◆ **THE EXERCISE**:
Write the lines out again, from the top of the material to the line containing "color=gold, fontsize=12.5, annotation_clip=False)", pictures excluded.

◆ **Figure scripts**:
[start]
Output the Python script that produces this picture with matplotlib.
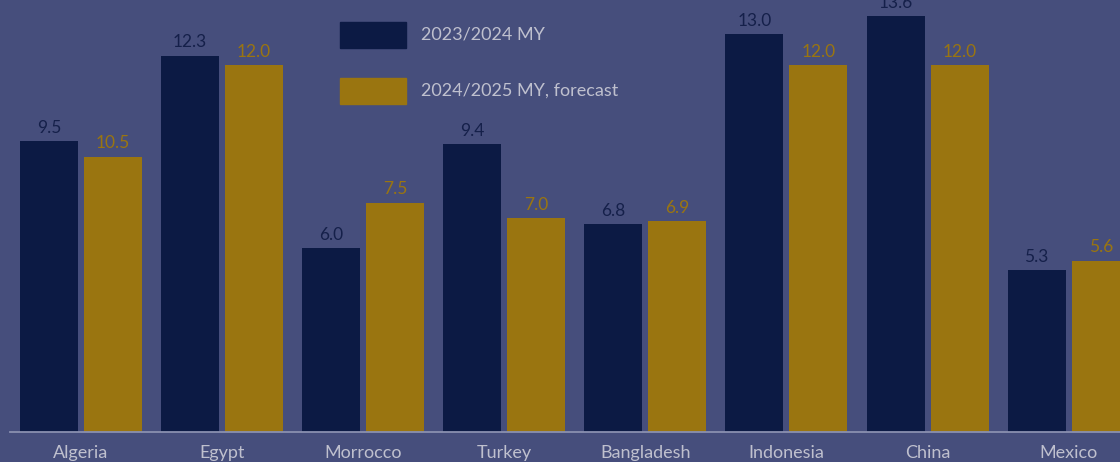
import matplotlib.pyplot as plt
from matplotlib.patches import Rectangle
import numpy as np

# data (bar heights as drawn in the picture; labels as printed)
countries = ["Algeria", "Egypt", "Morrocco", "Turkey", "Bangladesh", "Indonesia", "China", "Mexico"]
my_2023 = [9.5, 12.3, 6.0, 9.4, 6.8, 13.0, 13.6, 5.3]
my_2024 = [9.0, 12.0, 7.5, 7.0, 6.9, 12.0, 12.0, 5.6]
labels_2023 = ["9.5", "12.3", "6.0", "9.4", "6.8", "13.0", "13.6", "5.3"]
labels_2024 = ["10.5", "12.0", "7.5", "7.0", "6.9", "12.0", "12.0", "5.6"]
series_names = ["2023/2024 MY", "2024/2025 MY, forecast"]

bg = "#464E7C"
navy = "#0C1A44"
gold = "#9A7510"
label_grey = "#BFC0CE"

plt.rcParams['font.family'] = ['Lato', 'DejaVu Sans']

W, H = 1120, 462
fig = plt.figure(figsize=(W / 100, H / 100), dpi=100, facecolor=bg)
ax = fig.add_axes([10 / W, 30 / H, 1110 / W, 432 / H])
ax.set_facecolor(bg)

x = np.arange(len(countries))
pitch = 141.1
w = 58 / pitch
off = 32 / pitch
b1 = ax.bar(x - off, my_2023, w, color=navy)
b2 = ax.bar(x + off, my_2024, w, color=gold)

# value labels
for xi, v, t in zip(x, my_2023, labels_2023):
    ax.annotate(t, (xi - off, v), xytext=(0, 9.5), textcoords="offset points",
                ha="center", va="center", color="#15204A", fontsize=12.5, annotation_clip=False)
for xi, v, t in zip(x, my_2024, labels_2024):
    ax.annotate(t, (xi + off, v), xytext=(0, 9.5), textcoords="offset points",
                ha="center", va="center", color=gold, fontsize=12.5, annotation_clip=False)

ax.set_xlim((10 - 81) / pitch, (1120 - 81) / pitch)
ax.set_ylim(0, 432 / 30.6)
ax.set_xticks(x)
ax.set_xticklabels(countries, color=label_grey, fontsize=13)
ax.tick_params(axis="x", length=0, pad=9.5)
ax.set_yticks([])
for s in ["top", "right", "left"]:
    ax.spines[s].set_visible(False)
ax.spines["bottom"].set_color("#8A90B0")
ax.spines["bottom"].set_linewidth(1.3)

# legend drawn by hand
for i, (name, col) in enumerate(zip(series_names, [navy, gold])):
    top = 22 + 56 * i
    fig.patches.append(Rectangle((340 / W, 1 - (top + 26) / H), 66 / W, 26 / H,
                                 transform=fig.transFigure, color=col))
    fig.text(421 / W, 1 - (top + 13) / H, name, color=label_grey, fontsize=13,
             ha="left", va="center")

fig.savefig("out.png", dpi=100, facecolor=bg)
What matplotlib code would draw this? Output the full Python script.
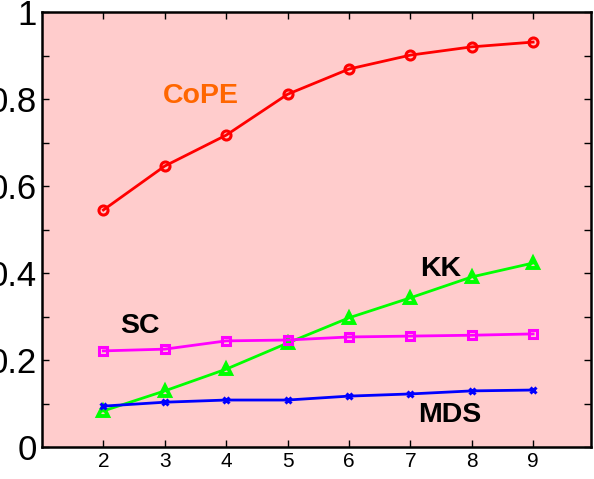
[end]
◆ **FULL ANSWER**:
Output the Python script that produces this picture with matplotlib.
import matplotlib.pyplot as plt
from matplotlib.patches import Rectangle
import numpy as np

# data (bar heights as drawn in the picture; labels as printed)
countries = ["Algeria", "Egypt", "Morrocco", "Turkey", "Bangladesh", "Indonesia", "China", "Mexico"]
my_2023 = [9.5, 12.3, 6.0, 9.4, 6.8, 13.0, 13.6, 5.3]
my_2024 = [9.0, 12.0, 7.5, 7.0, 6.9, 12.0, 12.0, 5.6]
labels_2023 = ["9.5", "12.3", "6.0", "9.4", "6.8", "13.0", "13.6", "5.3"]
labels_2024 = ["10.5", "12.0", "7.5", "7.0", "6.9", "12.0", "12.0", "5.6"]
series_names = ["2023/2024 MY", "2024/2025 MY, forecast"]

bg = "#464E7C"
navy = "#0C1A44"
gold = "#9A7510"
label_grey = "#BFC0CE"

plt.rcParams['font.family'] = ['Lato', 'DejaVu Sans']

W, H = 1120, 462
fig = plt.figure(figsize=(W / 100, H / 100), dpi=100, facecolor=bg)
ax = fig.add_axes([10 / W, 30 / H, 1110 / W, 432 / H])
ax.set_facecolor(bg)

x = np.arange(len(countries))
pitch = 141.1
w = 58 / pitch
off = 32 / pitch
b1 = ax.bar(x - off, my_2023, w, color=navy)
b2 = ax.bar(x + off, my_2024, w, color=gold)

# value labels
for xi, v, t in zip(x, my_2023, labels_2023):
    ax.annotate(t, (xi - off, v), xytext=(0, 9.5), textcoords="offset points",
                ha="center", va="center", color="#15204A", fontsize=12.5, annotation_clip=False)
for xi, v, t in zip(x, my_2024, labels_2024):
    ax.annotate(t, (xi + off, v), xytext=(0, 9.5), textcoords="offset points",
                ha="center", va="center", color=gold, fontsize=12.5, annotation_clip=False)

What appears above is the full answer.